On 3/8/21 3:59 AM, Dominick Grift wrote:
Dominick Grift <dominick.grift@xxxxxxxxxxx> writes:
Russell Coker <russell@xxxxxxxxxxxx> writes:
This is policy for rasdaemon, the new replacement for mcelog. The
/dev/mcelog device is now an obsolete kernel feature that can be enabled
for backward compatibility and rasdaeon with tracefs is the new way.
I've tested this and it seems to work OK, but all my servers are working
well so I haven't been able to test the case of actually detecting an
error. It would be good if someone with a known damaged server could give
it a go.
I think this is ready for merging.
Signed-off-by: Russell Coker <russell@xxxxxxxxxxxx>
[...]
+++ refpolicy-2.20210203/policy/modules/services/rasdaemon.te
@@ -0,0 +1,49 @@
+policy_module(rasdaemon, 1.0.0)
+
+# rasdaemon is a RAS (Reliability, Availability and Serviceability) logging
+# tool. It currently records memory errors, using the EDAC tracing events.

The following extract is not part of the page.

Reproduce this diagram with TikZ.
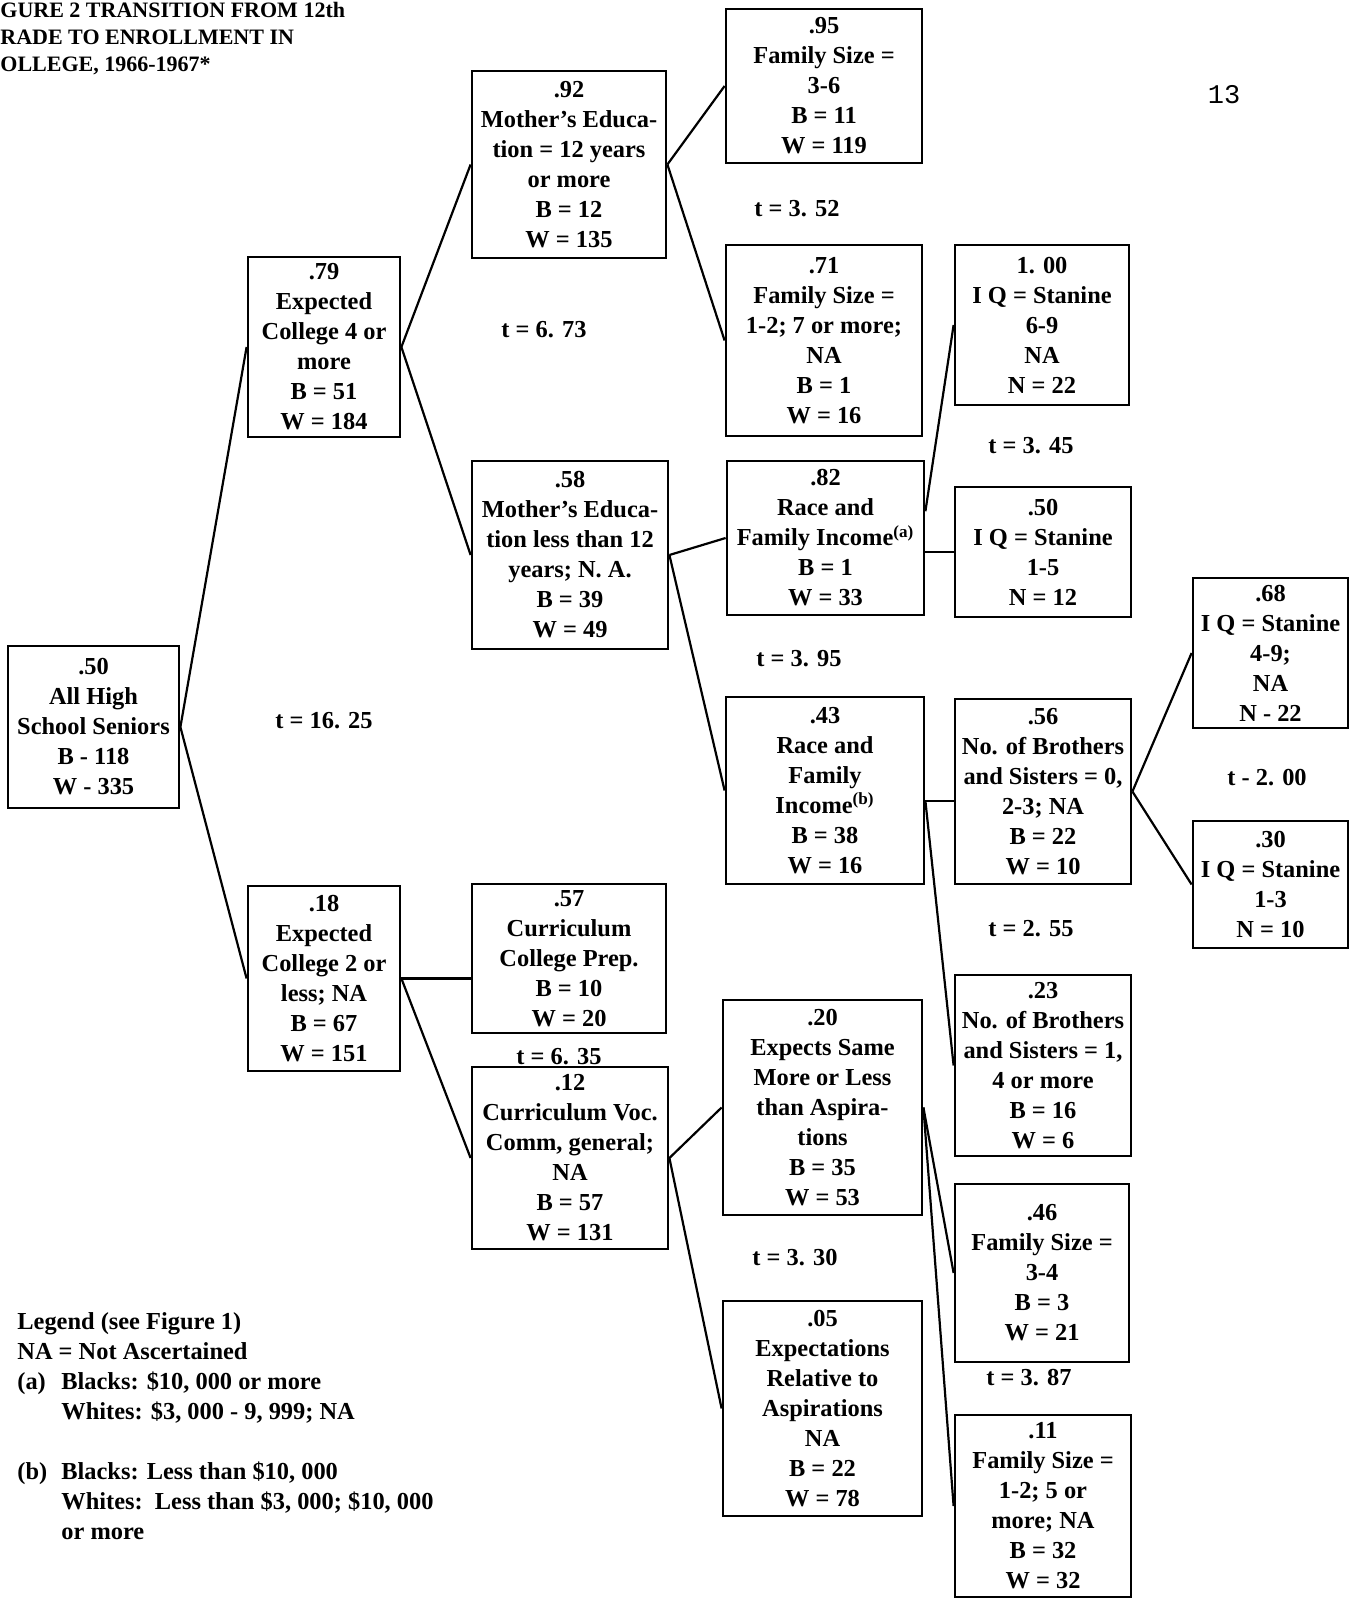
\documentclass[tikz,border=0pt]{standalone}
\usepackage{fontspec}
\setmainfont{Liberation Serif}
\newfontfamily\pagenumfont{Liberation Mono}
\begin{document}
\begin{tikzpicture}[x=0.5pt,y=-0.5pt,
    every node/.style={font=\bfseries\fontsize{12.2}{15}\selectfont},
    box/.style={draw,line width=1.4pt,align=center,inner sep=1pt},
    boxsize/.style 2 args={minimum width=#1pt,minimum height=#2pt},
    link/.style={line width=1.1pt}]
  \useasboundingbox (0,0) rectangle (1351,1600);

  \node[anchor=north west,align=left,inner sep=0pt,font=\bfseries\fontsize{11}{13.5}\selectfont] (title) at (0,2)
    {GURE 2 TRANSITION FROM 12th\\RADE TO ENROLLMENT IN\\OLLEGE, 1966-1967*};
  \node[font=\pagenumfont\fontsize{13.5}{15}\selectfont] (pagenum) at (1224,95) {13};

  \node[box,boxsize={85.5}{81}] (root) at (93.5,727) {.50\\All High\\School Seniors\\B - 118\\W - 335};
  \node[box,boxsize={76}{90}] (exp4) at (324,347) {.79\\Expected\\College 4 or\\more\\B = 51\\W = 184};
  \node[box,boxsize={76}{92.5}] (exp2) at (324,978.5) {.18\\Expected\\College 2 or\\less; NA\\B = 67\\W = 151};
  \node[box,boxsize={97}{93.5}] (mom12) at (569,164.5) {.92\\Mother's Educa-\\tion = 12 years\\or more\\B = 12\\W = 135};
  \node[box,boxsize={98}{94}] (momlt) at (570,555) {.58\\Mother's Educa-\\tion less than 12\\years; N. A.\\B = 39\\W = 49};
  \node[box,boxsize={97}{74.5}] (curprep) at (569,958.5) {.57\\Curriculum\\College Prep.\\B = 10\\W = 20};
  \node[box,boxsize={98}{91}] (curvoc) at (570,1158) {.12\\Curriculum Voc.\\Comm, general;\\NA\\B = 57\\W = 131};
  \node[box,boxsize={98}{77}] (fam36) at (824,86) {.95\\Family Size =\\3-6\\B = 11\\W = 119};
  \node[box,boxsize={98}{95.5}] (fam127) at (824,340.5) {.71\\Family Size =\\1-2; 7 or more;\\NA\\B = 1\\W = 16};
  \node[box,boxsize={98.5}{77}] (racea) at (825.5,538) {.82\\Race and\\Family Income\textsuperscript{(a)}\\B = 1\\W = 33};
  \node[box,boxsize={99}{93.5}] (raceb) at (825,790.5) {.43\\Race and\\Family\\Income\textsuperscript{(b)}\\B = 38\\W = 16};
  \node[box,boxsize={99.5}{107.5}] (expsame) at (822.5,1107.5) {.20\\Expects Same\\More or Less\\than Aspira-\\tions\\B = 35\\W = 53};
  \node[box,boxsize={99.5}{107.5}] (exprel) at (822.5,1408.5) {.05\\Expectations\\Relative to\\Aspirations\\NA\\B = 22\\W = 78};
  \node[box,boxsize={87}{80}] (iq69) at (1042,325) {1. 00\\I Q = Stanine\\6-9\\NA\\N = 22};
  \node[box,boxsize={88}{65}] (iq15) at (1043,552) {.50\\I Q = Stanine\\1-5\\N = 12};
  \node[box,boxsize={88}{92.5}] (bro0) at (1043,791.5) {.56\\No. of Brothers\\and Sisters = 0,\\2-3; NA\\B = 22\\W = 10};
  \node[box,boxsize={88}{90.5}] (bro1) at (1043,1065.5) {.23\\No. of Brothers\\and Sisters = 1,\\4 or more\\B = 16\\W = 6};
  \node[box,boxsize={87}{89}] (fam34) at (1042,1273) {.46\\Family Size =\\3-4\\B = 3\\W = 21};
  \node[box,boxsize={88}{91}] (fam125) at (1043,1506) {.11\\Family Size =\\1-2; 5 or\\more; NA\\B = 32\\W = 32};
  \node[box,boxsize={77.5}{75}] (iq49) at (1270.5,653) {.68\\I Q = Stanine\\4-9;\\NA\\N - 22};
  \node[box,boxsize={77.5}{63.5}] (iq13) at (1270.5,884.5) {.30\\I Q = Stanine\\1-3\\N = 10};

  \node (t1625) at (324,721) {t = 16. 25};
  \node (t673) at (544,330) {t = 6. 73};
  \node (t352) at (797,209) {t = 3. 52};
  \node (t345) at (1031,446) {t = 3. 45};
  \node (t395) at (799,659) {t = 3. 95};
  \node (t200) at (1267,778) {t - 2. 00};
  \node (t255) at (1031,929) {t = 2. 55};
  \node (t635) at (559,1057) {t = 6. 35};
  \node (t330) at (795,1258) {t = 3. 30};
  \node (t387) at (1029,1378) {t = 3. 87};

  \draw[link] (root.east) -- (exp4.west);
  \draw[link] (root.east) -- (exp2.west);
  \draw[link] (exp4.east) -- (mom12.west);
  \draw[link] (exp4.east) -- (momlt.west);
  \draw[link] (mom12.east) -- (fam36.west);
  \draw[link] (mom12.east) -- (fam127.west);
  \draw[link] (momlt.east) -- (racea.west);
  \draw[link] (momlt.east) -- (raceb.west);
  \draw[link] (racea.15) -- (iq69.west);
  \draw[link] (iq15.west -| racea.east) -- (iq15.west);
  \draw[link] (raceb.-6) -- (raceb.-6 -| bro0.west);
  \draw[link] (raceb.-6) -- (bro1.west);
  \draw[link] (bro0.east) -- (iq49.west);
  \draw[link] (bro0.east) -- (iq13.west);
  \draw[link] (exp2.east) -- (exp2.east -| curprep.west);
  \draw[link] (exp2.east) -- (curvoc.west);
  \draw[link] (curvoc.east) -- (expsame.west);
  \draw[link] (curvoc.east) -- (exprel.west);
  \draw[link] (expsame.east) -- (fam34.west);
  \draw[link] (expsame.east) -- (fam125.west);

  \node[anchor=north west,align=left,inner sep=0pt] (legend) at (17,1312)
    {Legend (see Figure 1)\\NA = Not Ascertained\\
     \makebox[22pt][l]{(a)}Blacks: \$10, 000 or more\\
     \hspace*{22pt}Whites: \$3, 000 - 9, 999; NA\\[15pt]
     \makebox[22pt][l]{(b)}Blacks: Less than \$10, 000\\
     \hspace*{22pt}Whites:\ \ Less than \$3, 000; \$10, 000\\
     \hspace*{22pt}or more};
\end{tikzpicture}
\end{document}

+# EDAC are drivers in the Linux kernel that handle detection of ECC errors
+# from memory controllers for most chipsets on x86 and ARM architectures.
+#
+# https://git.infradead.org/users/mchehab/rasdaemon.git
Please use the <summary></summary> for description. We have an api
browser (make doc) and the description should end up there as well.
<summary>Reliability, Availability and Serviceability (RAS) logging tool.</summary>
I would omit the url because those are often subject to change anyway.

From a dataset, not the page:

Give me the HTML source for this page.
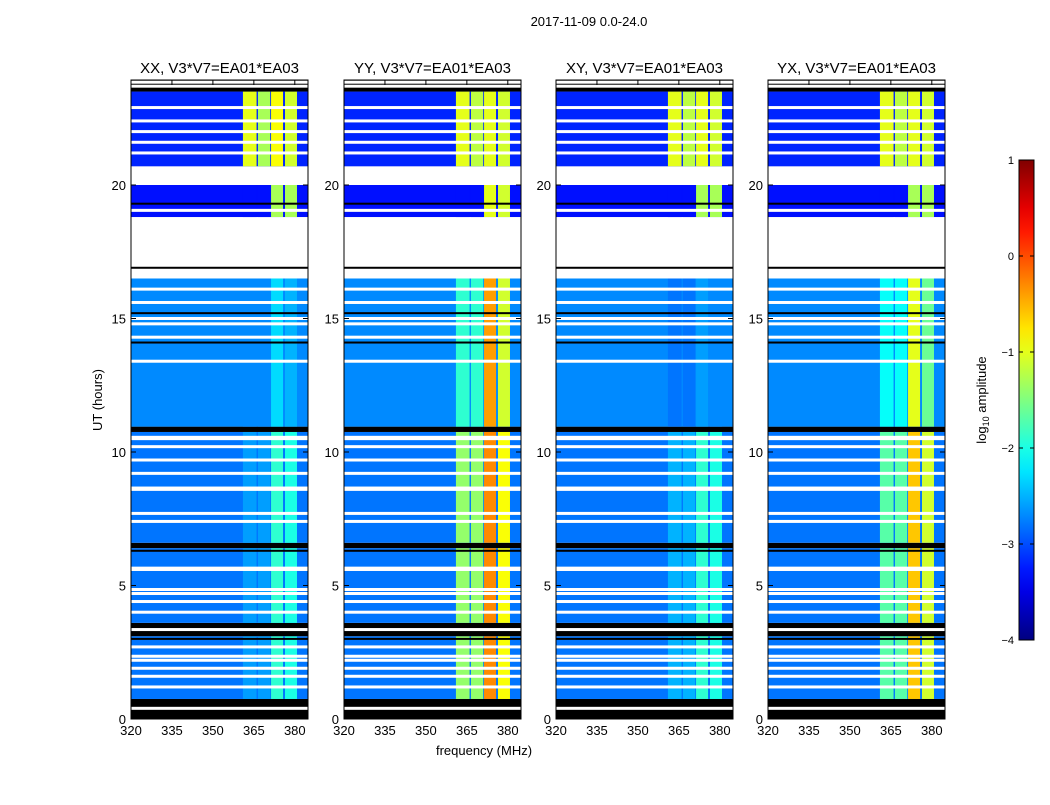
<!DOCTYPE html>
<html><head><meta charset="utf-8">
<style>
body{margin:0;background:#fff;}
svg text{font-family:"Liberation Sans",sans-serif;fill:#000;}
</style></head>
<body>
<svg id="fig" width="1050" height="800" xmlns="http://www.w3.org/2000/svg">
<rect width="1050" height="800" fill="#fff"/>
<text x="589" y="26" font-size="13" text-anchor="middle">2017-11-09 0.0-24.0</text>
<text x="102" y="400" font-size="13" text-anchor="middle" transform="rotate(-90 102 400)">UT (hours)</text>
<text x="484" y="755" font-size="13" text-anchor="middle">frequency (MHz)</text>
<text x="986" y="400" font-size="13" text-anchor="middle" transform="rotate(-90 986 400)">log<tspan font-size="9" dy="3">10</tspan><tspan dy="-3"> amplitude</tspan></text>
<g id="panels"></g>
<g id="cbar"></g>
</svg>
<script>
// ---- data ----
const panelTitles = ["XX, V3*V7=EA01*EA03","YY, V3*V7=EA01*EA03","XY, V3*V7=EA01*EA03","YX, V3*V7=EA01*EA03"];
const xTicks = [320,335,350,365,380];
const yTicks = [0,5,10,15,20];
const cbTicks = [1,0,-1,-2,-3,-4];
// time segments: [startHour, endHour, kind]
const segStart = [0,0.75,3.1,3.6,6.4,6.6,10.75,10.95,16.5,18.8,20.0,20.7,23.5];
const segEnd   = [0.75,3.1,3.6,6.4,6.6,10.75,10.95,16.5,18.8,20.0,20.7,23.5,24];
const segKind  = ["K","L","K","L","K","L","K","M","W","U2","W","U","K"];
const whiteRows = [0.4,1.2,1.6,1.9,2.2,2.35,2.7,3.35,4.0,4.4,4.7,4.85,5.6,5.65,7.4,7.7,8.6,8.65,9.2,9.7,10.2,10.5,10.55,13.4,14.3,14.8,15.0,15.6,16.1,19.05,21.2,21.6,22.0,22.4,22.9,23.7,23.85];
const blackRows = [3.0,6.3,14.1,15.2,16.9,19.3,23.6];
const winLo = [361,366.5,371.3,376.4];
const winHi = [366,371,375.7,380.8];
const bgL = -2.8, bgM = -2.7, bgU = -3.2, bgU2 = -3.3;
const winL  = [[-2.6,-2.6,-1.9,-2.0],[-1.4,-1.4,-0.3,-0.9],[-2.5,-2.5,-1.9,-2.0],[-1.7,-1.7,-0.6,-1.1]];
const winM  = [[-2.7,-2.7,-2.3,-2.5],[-1.9,-1.9,-0.4,-1.1],[-2.8,-2.8,-2.6,-2.7],[-2.1,-2.1,-1.0,-1.6]];
const winU  = [[-1.0,-1.3,-0.9,-1.1],[-1.0,-1.2,-1.0,-1.1],[-1.0,-1.2,-1.0,-1.1],[-1.0,-1.2,-1.0,-1.1]];
const winU2 = [[-3.3,-3.3,-1.3,-1.3],[-3.3,-3.3,-1.0,-1.1],[-3.3,-3.3,-1.3,-1.3],[-3.3,-3.3,-1.3,-1.3]];

// ---- helpers ----
const NS="http://www.w3.org/2000/svg";
const panelX=[131,344,556,768], PW=177, TOP=80, BOT=719;
const HPX=26.7, MPX=2.73;
function yOf(h){return BOT-h*HPX;}
function jet(v){const t=Math.max(0,Math.min(1,(v+4)/5));const c=x=>Math.round(255*Math.max(0,Math.min(1,1.5-Math.abs(4*t-x))));return `rgb(${c(3)},${c(2)},${c(1)})`;}
function mk(tag,attrs,parent){const e=document.createElementNS(NS,tag);for(const k in attrs)e.setAttribute(k,attrs[k]);parent.appendChild(e);return e;}
const root=document.getElementById('panels');
panelX.forEach((x0,p)=>{
  const g=mk('g',{},root);
  
  
  const cp=mk('clipPath',{id:'cp'+p},g);mk('rect',{x:x0,y:TOP,width:PW,height:BOT-TOP},cp);
  const d=mk('g',{'clip-path':`url(#cp${p})`},g);
  const xOf=f=>x0+(f-320)*MPX;
  segStart.forEach((s,i)=>{
    const k=segKind[i], y1=yOf(segEnd[i]), y2=yOf(s);
    let fill = k==='K'?'#000':k==='W'?'#fff':null;
    if(!fill){
      const bg={L:bgL,M:bgM,U:bgU,U2:bgU2}[k]; fill=jet(bg);
      const r=mk('rect',{x:x0,y:y1,width:PW,height:y2-y1,fill},d);
      
      const wl={L:winL,M:winM,U:winU,U2:winU2}[k][p];
      winLo.forEach((lo,w)=>{
        const c=mk('rect',{x:xOf(lo),y:y1,width:(winHi[w]-lo)*MPX,height:y2-y1,fill:jet(wl[w])},d);
        
      });
    } else {
      const r=mk('rect',{x:x0,y:y1,width:PW,height:y2-y1,fill},d);
      
    }
  });
  whiteRows.forEach(h=>{const r=mk('rect',{x:x0,y:yOf(h)-1.5,width:PW,height:3,fill:'#fff'},d);});
  blackRows.forEach(h=>{const r=mk('rect',{x:x0,y:yOf(h)-1,width:PW,height:2,fill:'#000'},d);});
  mk('rect',{x:x0,y:TOP,width:PW,height:BOT-TOP,fill:'none',stroke:'#000','stroke-width':1},g);
  const t=mk('text',{x:x0+PW/2,y:73,'font-size':15,'text-anchor':'middle'},g);t.textContent=panelTitles[p];
  
  xTicks.forEach(v=>{const x=xOf(v);mk('line',{x1:x,x2:x,y1:BOT,y2:BOT-5,stroke:'#000'},g);mk('line',{x1:x,x2:x,y1:TOP,y2:TOP+5,stroke:'#000'},g);
    const l=mk('text',{x:x,y:BOT+16,'font-size':13,'text-anchor':'middle'},g);l.textContent=v;
    });
  yTicks.forEach(v=>{const y=yOf(v);mk('line',{x1:x0,x2:x0+5,y1:y,y2:y,stroke:'#000'},g);mk('line',{x1:x0+PW,x2:x0+PW-5,y1:y,y2:y,stroke:'#000'},g);
    const l=mk('text',{x:x0-5,y:y+5,'font-size':13,'text-anchor':'end'},g);l.textContent=v;
    });
});
// colorbar
const cb=document.getElementById('cbar');


const CX=1019,CW=15,CT=160,CB=640;
const defs=mk('defs',{},cb);const lg=mk('linearGradient',{id:'jetg',x1:0,y1:1,x2:0,y2:0},defs);
for(let i=0;i<=20;i++){mk('stop',{offset:i/20,'stop-color':jet(-4+5*i/20)},lg);}
mk('rect',{x:CX,y:CT,width:CW,height:CB-CT,fill:'url(#jetg)',stroke:'#000'},cb);
cbTicks.forEach(v=>{const y=CB-(v+4)/5*(CB-CT);mk('line',{x1:CX,x2:CX+4,y1:y,y2:y,stroke:'#000'},cb);mk('line',{x1:CX+CW,x2:CX+CW-4,y1:y,y2:y,stroke:'#000'},cb);
  const l=mk('text',{x:CX-5,y:y+4,'font-size':11,'text-anchor':'end'},cb);l.textContent=v<0?'\u2212'+(-v):v;
  });
</script>
</body></html>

I agree if we have this amount of description it should go in the XML, but the
module level actually has a <desc> tag that goes after <summary>. I like
Dominick's summary, but the Russel's comment can go in the module <desc>.
The URL can remain. Yes, it can change, but at least there are some breadcrumbs
if this program becomes obsolete or unmaintained.